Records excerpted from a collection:
--- Begin ---
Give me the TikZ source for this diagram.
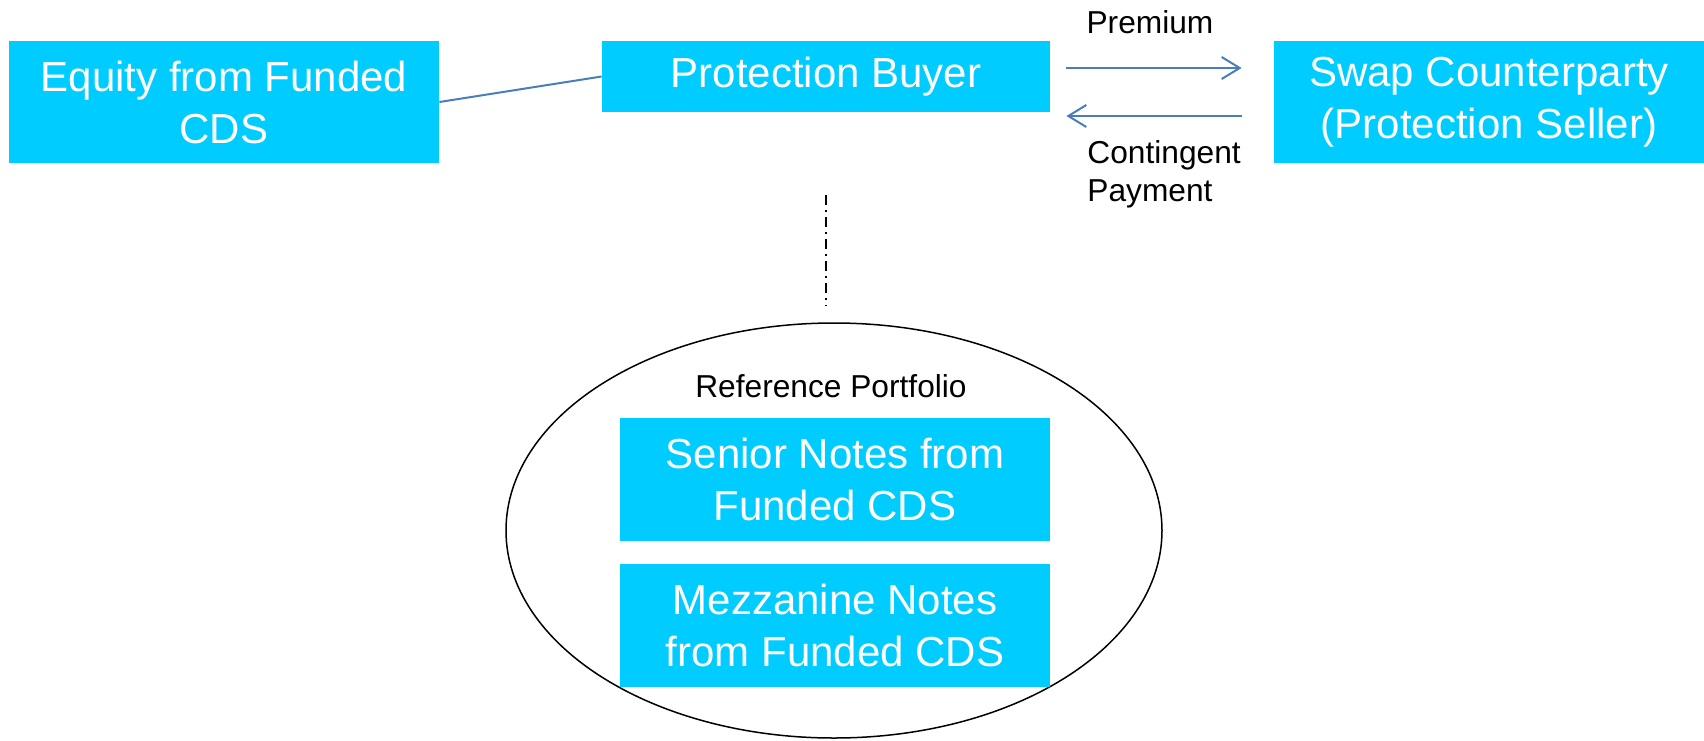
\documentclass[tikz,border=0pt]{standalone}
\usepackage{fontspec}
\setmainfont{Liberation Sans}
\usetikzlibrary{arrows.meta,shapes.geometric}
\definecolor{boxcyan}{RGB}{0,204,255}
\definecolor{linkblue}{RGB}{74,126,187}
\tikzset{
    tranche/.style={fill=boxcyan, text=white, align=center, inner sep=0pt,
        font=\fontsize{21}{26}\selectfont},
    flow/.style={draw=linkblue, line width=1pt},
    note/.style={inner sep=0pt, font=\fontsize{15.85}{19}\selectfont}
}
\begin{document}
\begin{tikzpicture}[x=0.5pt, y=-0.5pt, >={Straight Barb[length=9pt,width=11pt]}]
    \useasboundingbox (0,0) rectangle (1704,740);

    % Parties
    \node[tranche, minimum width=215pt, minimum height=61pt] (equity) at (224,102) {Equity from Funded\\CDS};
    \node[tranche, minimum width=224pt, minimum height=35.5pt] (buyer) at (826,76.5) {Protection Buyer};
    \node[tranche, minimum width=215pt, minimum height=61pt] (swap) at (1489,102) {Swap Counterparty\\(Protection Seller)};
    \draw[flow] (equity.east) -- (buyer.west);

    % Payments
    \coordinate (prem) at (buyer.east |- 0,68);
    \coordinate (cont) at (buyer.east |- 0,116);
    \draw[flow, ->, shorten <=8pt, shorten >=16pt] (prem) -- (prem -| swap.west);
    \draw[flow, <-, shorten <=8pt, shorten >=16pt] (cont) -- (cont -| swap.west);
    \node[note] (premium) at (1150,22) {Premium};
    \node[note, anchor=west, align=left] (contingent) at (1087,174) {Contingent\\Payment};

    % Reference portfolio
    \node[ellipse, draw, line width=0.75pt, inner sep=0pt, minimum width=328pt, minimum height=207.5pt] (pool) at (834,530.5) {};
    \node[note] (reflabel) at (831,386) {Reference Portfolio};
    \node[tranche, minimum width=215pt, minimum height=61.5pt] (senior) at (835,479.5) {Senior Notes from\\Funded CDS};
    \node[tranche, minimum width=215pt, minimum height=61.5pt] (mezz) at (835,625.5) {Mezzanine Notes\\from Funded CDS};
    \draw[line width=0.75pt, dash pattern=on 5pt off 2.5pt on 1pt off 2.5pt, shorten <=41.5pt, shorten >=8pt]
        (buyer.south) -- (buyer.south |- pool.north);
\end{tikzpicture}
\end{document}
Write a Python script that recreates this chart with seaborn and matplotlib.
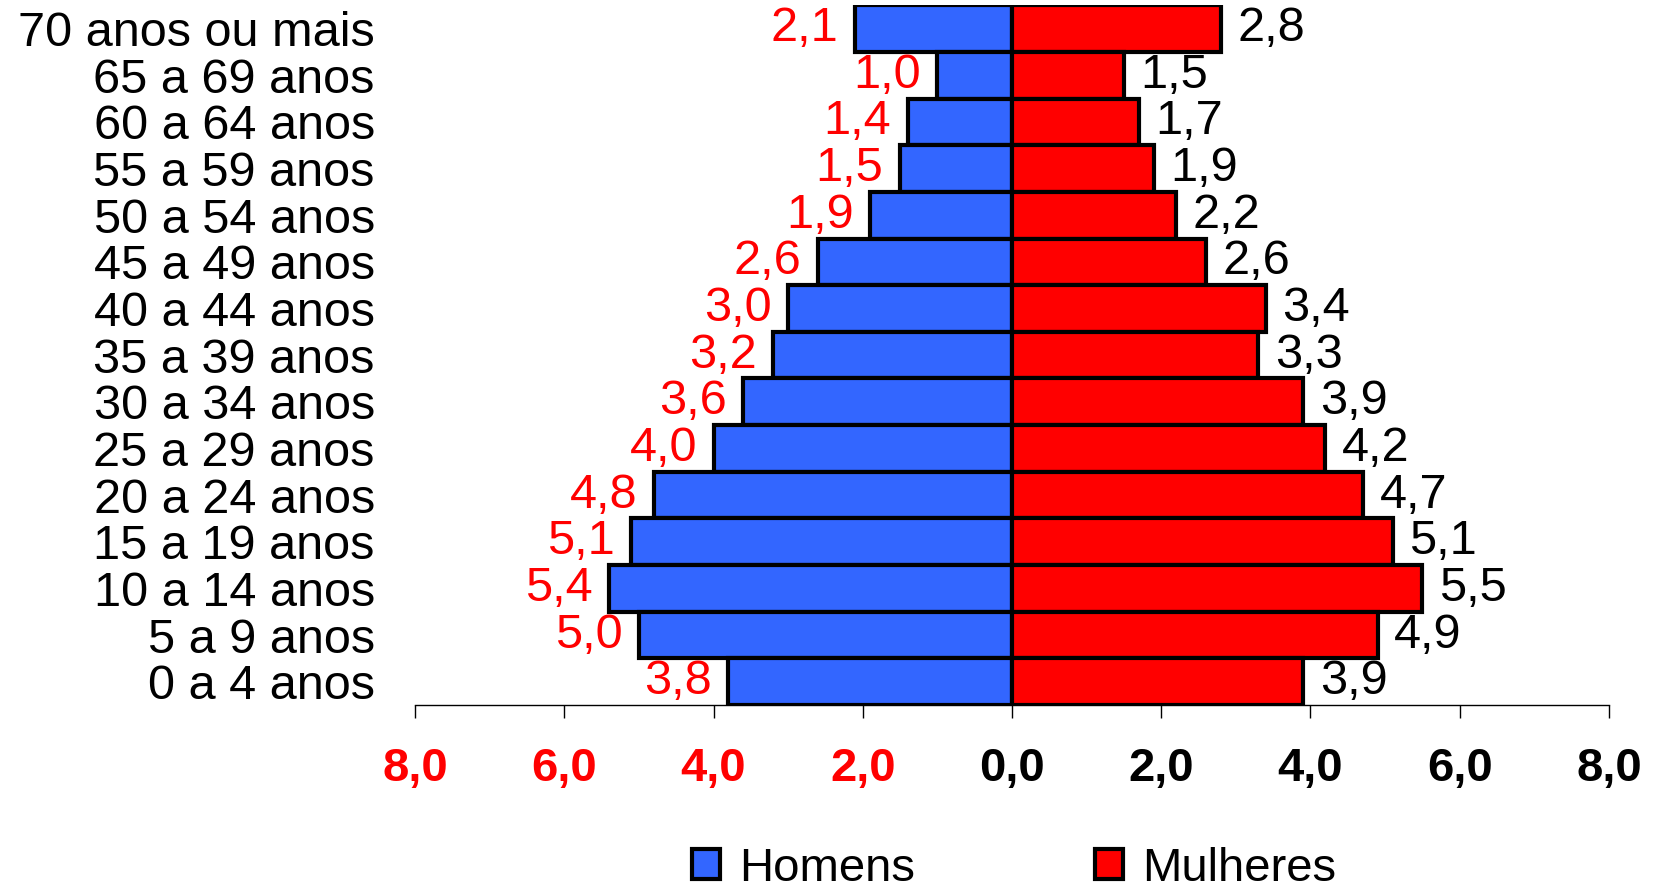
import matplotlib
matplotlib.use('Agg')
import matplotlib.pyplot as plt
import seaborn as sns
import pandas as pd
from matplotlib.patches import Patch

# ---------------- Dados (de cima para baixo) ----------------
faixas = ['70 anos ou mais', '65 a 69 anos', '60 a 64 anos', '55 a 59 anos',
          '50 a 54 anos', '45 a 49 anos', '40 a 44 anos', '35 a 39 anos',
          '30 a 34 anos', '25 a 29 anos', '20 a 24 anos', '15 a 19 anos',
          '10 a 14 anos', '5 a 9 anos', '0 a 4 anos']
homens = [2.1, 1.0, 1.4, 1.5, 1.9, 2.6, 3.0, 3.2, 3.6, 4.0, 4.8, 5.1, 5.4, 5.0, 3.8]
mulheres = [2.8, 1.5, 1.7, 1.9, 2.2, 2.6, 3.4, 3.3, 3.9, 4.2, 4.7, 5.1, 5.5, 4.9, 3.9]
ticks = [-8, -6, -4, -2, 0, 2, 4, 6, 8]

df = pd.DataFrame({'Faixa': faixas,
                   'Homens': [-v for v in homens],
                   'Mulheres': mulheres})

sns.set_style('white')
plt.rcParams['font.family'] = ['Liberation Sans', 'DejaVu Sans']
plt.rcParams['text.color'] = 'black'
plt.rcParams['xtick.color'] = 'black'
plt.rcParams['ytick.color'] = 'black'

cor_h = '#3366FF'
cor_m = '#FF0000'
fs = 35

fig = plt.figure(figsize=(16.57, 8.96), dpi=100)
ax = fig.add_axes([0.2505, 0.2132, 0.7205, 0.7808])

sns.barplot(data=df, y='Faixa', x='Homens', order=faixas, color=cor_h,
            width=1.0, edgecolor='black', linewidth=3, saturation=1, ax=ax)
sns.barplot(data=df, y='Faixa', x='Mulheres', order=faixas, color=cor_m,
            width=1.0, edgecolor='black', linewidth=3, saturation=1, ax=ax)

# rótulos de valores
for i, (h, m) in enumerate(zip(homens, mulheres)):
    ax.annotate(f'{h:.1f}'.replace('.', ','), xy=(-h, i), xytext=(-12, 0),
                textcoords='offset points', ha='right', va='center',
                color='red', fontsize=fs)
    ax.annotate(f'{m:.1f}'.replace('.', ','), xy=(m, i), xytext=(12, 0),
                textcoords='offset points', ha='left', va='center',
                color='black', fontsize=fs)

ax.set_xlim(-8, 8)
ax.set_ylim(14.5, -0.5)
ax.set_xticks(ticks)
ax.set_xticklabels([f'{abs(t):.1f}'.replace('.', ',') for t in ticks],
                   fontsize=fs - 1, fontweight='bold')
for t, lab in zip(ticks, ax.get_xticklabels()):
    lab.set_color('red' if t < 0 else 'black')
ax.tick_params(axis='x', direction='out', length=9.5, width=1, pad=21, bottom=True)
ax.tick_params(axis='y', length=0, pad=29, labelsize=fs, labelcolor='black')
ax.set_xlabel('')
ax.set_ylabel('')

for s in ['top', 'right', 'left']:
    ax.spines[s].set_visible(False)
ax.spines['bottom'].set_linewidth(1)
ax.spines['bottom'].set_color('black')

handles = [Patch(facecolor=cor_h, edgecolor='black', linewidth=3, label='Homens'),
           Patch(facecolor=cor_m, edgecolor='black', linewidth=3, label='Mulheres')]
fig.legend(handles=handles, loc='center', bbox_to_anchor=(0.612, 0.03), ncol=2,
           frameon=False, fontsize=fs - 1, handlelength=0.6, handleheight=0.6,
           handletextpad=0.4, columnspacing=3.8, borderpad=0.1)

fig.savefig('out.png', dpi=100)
--- End ---
Job
Reproduce every record above exactly, omitting the pictures.

Solution to the problem
Give me the TikZ source for this diagram.
\documentclass[tikz,border=0pt]{standalone}
\usepackage{fontspec}
\setmainfont{Liberation Sans}
\usetikzlibrary{arrows.meta,shapes.geometric}
\definecolor{boxcyan}{RGB}{0,204,255}
\definecolor{linkblue}{RGB}{74,126,187}
\tikzset{
    tranche/.style={fill=boxcyan, text=white, align=center, inner sep=0pt,
        font=\fontsize{21}{26}\selectfont},
    flow/.style={draw=linkblue, line width=1pt},
    note/.style={inner sep=0pt, font=\fontsize{15.85}{19}\selectfont}
}
\begin{document}
\begin{tikzpicture}[x=0.5pt, y=-0.5pt, >={Straight Barb[length=9pt,width=11pt]}]
    \useasboundingbox (0,0) rectangle (1704,740);

    % Parties
    \node[tranche, minimum width=215pt, minimum height=61pt] (equity) at (224,102) {Equity from Funded\\CDS};
    \node[tranche, minimum width=224pt, minimum height=35.5pt] (buyer) at (826,76.5) {Protection Buyer};
    \node[tranche, minimum width=215pt, minimum height=61pt] (swap) at (1489,102) {Swap Counterparty\\(Protection Seller)};
    \draw[flow] (equity.east) -- (buyer.west);

    % Payments
    \coordinate (prem) at (buyer.east |- 0,68);
    \coordinate (cont) at (buyer.east |- 0,116);
    \draw[flow, ->, shorten <=8pt, shorten >=16pt] (prem) -- (prem -| swap.west);
    \draw[flow, <-, shorten <=8pt, shorten >=16pt] (cont) -- (cont -| swap.west);
    \node[note] (premium) at (1150,22) {Premium};
    \node[note, anchor=west, align=left] (contingent) at (1087,174) {Contingent\\Payment};

    % Reference portfolio
    \node[ellipse, draw, line width=0.75pt, inner sep=0pt, minimum width=328pt, minimum height=207.5pt] (pool) at (834,530.5) {};
    \node[note] (reflabel) at (831,386) {Reference Portfolio};
    \node[tranche, minimum width=215pt, minimum height=61.5pt] (senior) at (835,479.5) {Senior Notes from\\Funded CDS};
    \node[tranche, minimum width=215pt, minimum height=61.5pt] (mezz) at (835,625.5) {Mezzanine Notes\\from Funded CDS};
    \draw[line width=0.75pt, dash pattern=on 5pt off 2.5pt on 1pt off 2.5pt, shorten <=41.5pt, shorten >=8pt]
        (buyer.south) -- (buyer.south |- pool.north);
\end{tikzpicture}
\end{document}
Write a Python script that recreates this chart with seaborn and matplotlib.
import matplotlib
matplotlib.use('Agg')
import matplotlib.pyplot as plt
import seaborn as sns
import pandas as pd
from matplotlib.patches import Patch

# ---------------- Dados (de cima para baixo) ----------------
faixas = ['70 anos ou mais', '65 a 69 anos', '60 a 64 anos', '55 a 59 anos',
          '50 a 54 anos', '45 a 49 anos', '40 a 44 anos', '35 a 39 anos',
          '30 a 34 anos', '25 a 29 anos', '20 a 24 anos', '15 a 19 anos',
          '10 a 14 anos', '5 a 9 anos', '0 a 4 anos']
homens = [2.1, 1.0, 1.4, 1.5, 1.9, 2.6, 3.0, 3.2, 3.6, 4.0, 4.8, 5.1, 5.4, 5.0, 3.8]
mulheres = [2.8, 1.5, 1.7, 1.9, 2.2, 2.6, 3.4, 3.3, 3.9, 4.2, 4.7, 5.1, 5.5, 4.9, 3.9]
ticks = [-8, -6, -4, -2, 0, 2, 4, 6, 8]

df = pd.DataFrame({'Faixa': faixas,
                   'Homens': [-v for v in homens],
                   'Mulheres': mulheres})

sns.set_style('white')
plt.rcParams['font.family'] = ['Liberation Sans', 'DejaVu Sans']
plt.rcParams['text.color'] = 'black'
plt.rcParams['xtick.color'] = 'black'
plt.rcParams['ytick.color'] = 'black'

cor_h = '#3366FF'
cor_m = '#FF0000'
fs = 35

fig = plt.figure(figsize=(16.57, 8.96), dpi=100)
ax = fig.add_axes([0.2505, 0.2132, 0.7205, 0.7808])

sns.barplot(data=df, y='Faixa', x='Homens', order=faixas, color=cor_h,
            width=1.0, edgecolor='black', linewidth=3, saturation=1, ax=ax)
sns.barplot(data=df, y='Faixa', x='Mulheres', order=faixas, color=cor_m,
            width=1.0, edgecolor='black', linewidth=3, saturation=1, ax=ax)

# rótulos de valores
for i, (h, m) in enumerate(zip(homens, mulheres)):
    ax.annotate(f'{h:.1f}'.replace('.', ','), xy=(-h, i), xytext=(-12, 0),
                textcoords='offset points', ha='right', va='center',
                color='red', fontsize=fs)
    ax.annotate(f'{m:.1f}'.replace('.', ','), xy=(m, i), xytext=(12, 0),
                textcoords='offset points', ha='left', va='center',
                color='black', fontsize=fs)

ax.set_xlim(-8, 8)
ax.set_ylim(14.5, -0.5)
ax.set_xticks(ticks)
ax.set_xticklabels([f'{abs(t):.1f}'.replace('.', ',') for t in ticks],
                   fontsize=fs - 1, fontweight='bold')
for t, lab in zip(ticks, ax.get_xticklabels()):
    lab.set_color('red' if t < 0 else 'black')
ax.tick_params(axis='x', direction='out', length=9.5, width=1, pad=21, bottom=True)
ax.tick_params(axis='y', length=0, pad=29, labelsize=fs, labelcolor='black')
ax.set_xlabel('')
ax.set_ylabel('')

for s in ['top', 'right', 'left']:
    ax.spines[s].set_visible(False)
ax.spines['bottom'].set_linewidth(1)
ax.spines['bottom'].set_color('black')

handles = [Patch(facecolor=cor_h, edgecolor='black', linewidth=3, label='Homens'),
           Patch(facecolor=cor_m, edgecolor='black', linewidth=3, label='Mulheres')]
fig.legend(handles=handles, loc='center', bbox_to_anchor=(0.612, 0.03), ncol=2,
           frameon=False, fontsize=fs - 1, handlelength=0.6, handleheight=0.6,
           handletextpad=0.4, columnspacing=3.8, borderpad=0.1)

fig.savefig('out.png', dpi=100)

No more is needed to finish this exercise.